Aging is intensifying my need to chronicle the past; sorting my photographs and working on these paintings are recent examples of this tendency. Before arranging my photos I looked, for inspiration, at albums from my childhood; the events and feelings of those times were foreign, like an unfamiliar language. The reality of the pictures threatened to erode the emotions I preserved and shaped into my own coming of age story. Anxiety that the snapshots full of posed smiles, the inconsequential billboards that followed the roads I traveled, will remain the only relics of my path, encouraged me to create these paintings. No pictures were taken to capture the days when I first fell in love or of my turbulent spirit after she turned me down. No albums can capture how I felt when my mistakes prompted a police presence, or record my dreadful mood after discovering how differently my friends saw the world, but paintings can. The children in the paintings act as externalised memory, to me more authentic than a photograph, they are vessels to protect my recollections from the storms of time, and they highlighting the gap that has formed between me and the version of myself that sinks, disappearing ever farther from the surface.

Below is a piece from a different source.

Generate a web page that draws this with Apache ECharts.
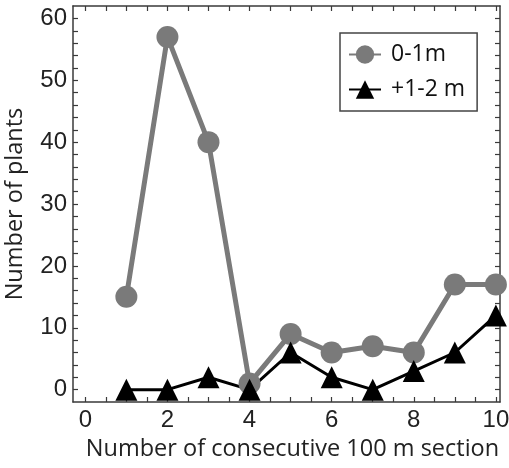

After visiting the tsunami devastated homes in Japan my need for these paintings to merely catalogue my past changed. The experience made me consider blame and work to capture those reflections in my art. The absence of human fault behind the natural disaster forced me see circumstances differently than with other tragedies when blame is assigned as cause of a situation like environmental catastrophe or war. Pondering responsibility helped me to approach these canvasses while reflecting upon my record of blaming others for the state of the world. The tsunami also exposed peoples’ secrets in the street; while the experience was heartbreaking I realized that I needed to expose my experiences in my paintings by looking critically at my past in light of my new awareness of blame and responsibility. As the issues around us get more complex we feel hopeless to induce change, even though most problems start with personal experiences that, over time, multiply and manifest on an immense scale. Instead of examining the ripples we cause, we seek faults in others that might explain the waves battering our shores, positioning ourselves as islands of virtue we throw stones at everyone swimming by, blaming them for the currents that flood our shores. Dredging my memory for the subjects of these paintings, I found a history rich with greed, envy and desire that contribute, on a personal scale, to big problems such as pollution, conflict and marginalization now challenging society. One painting reflects on my yearning for material things, epitomized by innocent recollections of disappointment instigated by never having anything to play with despite my mountain of toys. Another canvas depicts how liberating and transformative the freedom from home was for me, yet is also hints at how I made myself comfortable in places I didn’t belong, infringing on communities around me. The inhabitants of my canvasses embody my experiences, in different settings and with strangers’ faces, anonymously; they are not intended as self portraits, instead I have fashioned my history into parables. While I don’t have the power to change the world these works are reflections on the personal roots of larger dilemmas facing us today, realized through reflection on tragedy. These paintings have made me more introspective; instead of casting stones I hope to use them in building constructive paths forward.